Lesion beyond moiety refers to a significant financial imbalance in a contract, typically a sale, where one party suffers an "enormous harm" or "gross injury." This legal concept, often associated with the Roman law doctrine of laesio enormis, allows a seller to challenge a transaction if the price they received was less than half of the true market value of the item or property at the time of the sale. It acts as a protection against exploitation or severe undervaluation, particularly in real estate transactions, allowing the injured party to potentially rescind (cancel) the sale or demand a fair price adjustment.

Here are some examples illustrating this concept:

  • Example 1: Distressed Real Estate Sale
    A homeowner, facing urgent financial difficulties, quickly sells their house for $180,000. Shortly after the sale, they discover that comparable homes in their neighborhood were consistently selling for $400,000 at the same time. The homeowner was unaware of the true market value due to their desperate circumstances.

    Explanation: The sale price of $180,000 is significantly less than half of the true market value of $400,000 (which would be $200,000). This situation could be considered a "lesion beyond moiety," potentially allowing the original homeowner to seek legal recourse to either cancel the sale or receive additional compensation, depending on the jurisdiction's laws.

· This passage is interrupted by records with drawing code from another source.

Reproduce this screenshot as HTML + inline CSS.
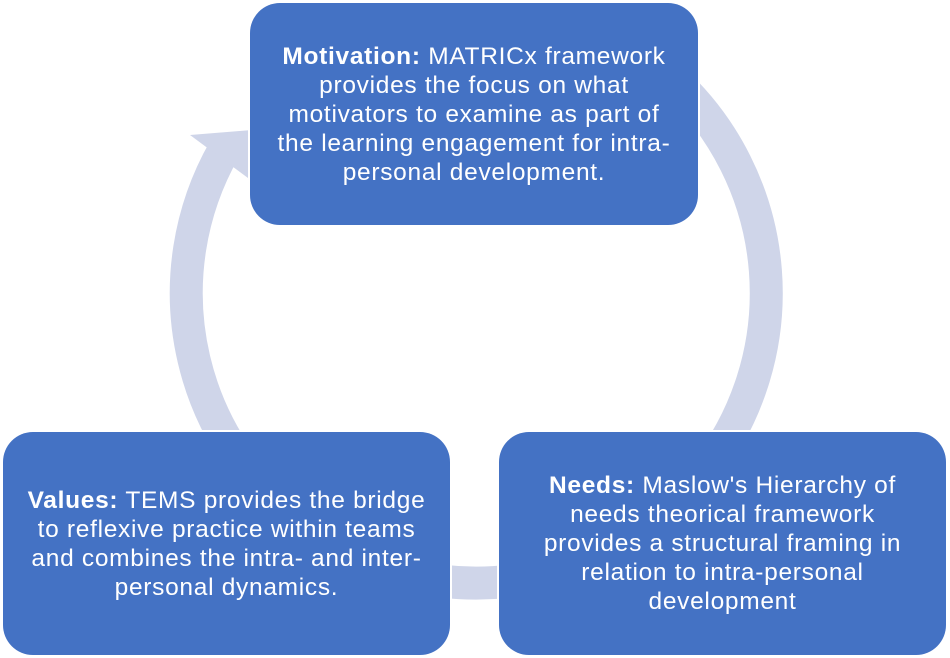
<!DOCTYPE html>
<html><head><style>
body{margin:0;width:950px;height:658px;background:#fff;position:relative;overflow:hidden;font-family:"Liberation Sans",sans-serif;}
.b{position:absolute;background:#4472C4;border-radius:30px;color:#fff;font-size:24.5px;letter-spacing:0.7px;line-height:29px;text-align:center;display:flex;align-items:center;justify-content:center;box-sizing:border-box;padding:0;box-shadow:0 0 0 2px #fff;white-space:nowrap;}
</style></head><body>
<svg width="950" height="658" style="position:absolute;left:0;top:0">
<path d="M 224 150 A 290 290 0 1 0 673 80" fill="none" stroke="#CFD5E9" stroke-width="33"/>
<polygon points="190,135 290,127 248,178" fill="#CFD5E9"/>
</svg>
<div class="b" style="left:250px;top:3px;width:448px;height:222px;"><div><b>Motivation:</b> MATRICx framework<br>provides the focus on what<br>motivators to examine as part of<br>the learning engagement for intra-<br>personal development.</div></div>
<div class="b" style="left:3px;top:432px;width:447px;height:223px;"><div><b>Values:</b> TEMS provides the bridge<br>to reflexive practice within teams<br>and combines the intra- and inter-<br>personal dynamics.</div></div>
<div class="b" style="left:499px;top:432px;width:447px;height:223px;"><div><b>Needs:</b> Maslow's Hierarchy of<br>needs theorical framework<br>provides a structural framing in<br>relation to intra-personal<br>development</div></div>
</body></html>
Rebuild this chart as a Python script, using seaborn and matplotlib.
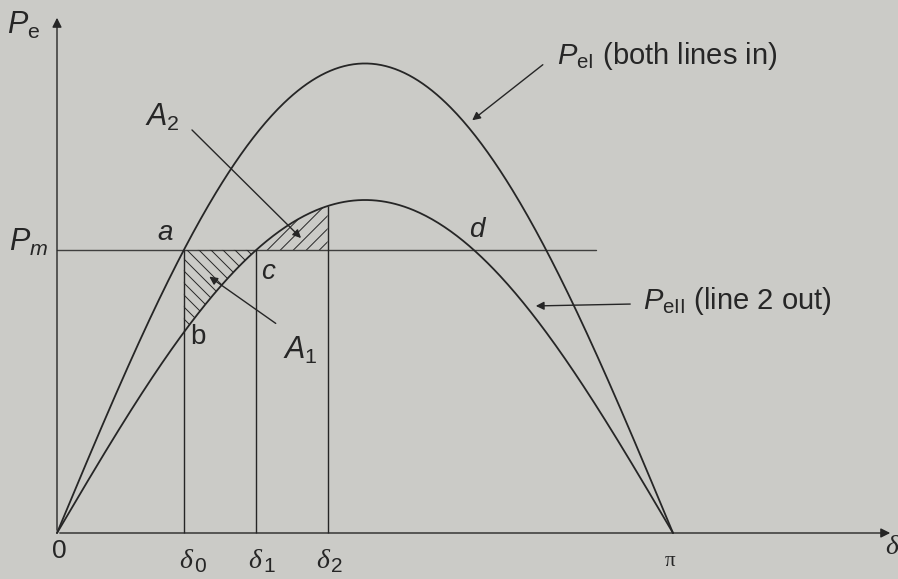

  • Example 2: Undervalued Antique
    An individual inherits a collection of old coins and, not being a numismatist, sells a rare coin to a dealer for $7,000. Later, an expert appraisal reveals the coin's market value at the time of the sale was $16,000 due to its rarity and condition.

    Explanation: The sale price of $7,000 is less than half of the coin's true market value of $16,000 (which would be $8,000). This scenario illustrates a "lesion beyond moiety" because the seller suffered a loss exceeding half the item's value, potentially allowing them to challenge the sale under civil law principles.

  • Example 3: Emergency Business Asset Sale
    A small manufacturing company, facing an immediate cash flow crisis, sells a specialized piece of machinery to a competitor for $30,000. Independent appraisals conducted shortly after the sale confirm the machinery's market value at that time was $75,000.

    Explanation: The sale price of $30,000 is below half of the equipment's actual market value of $75,000 (which would be $37,500). This constitutes a "lesion beyond moiety," indicating a severe undervaluation in the transaction that the manufacturing company might be able to dispute, seeking either rescission of the sale or an adjustment to the purchase price.

Simple Definition

Lesion beyond moiety is a civil law concept referring to a significant financial imbalance in a contract, typically when the price paid for an item is less than half or more than double its fair market value. This substantial disparity, also known as "laesio enormis," can be grounds for a court to rescind or adjust the terms of the agreement.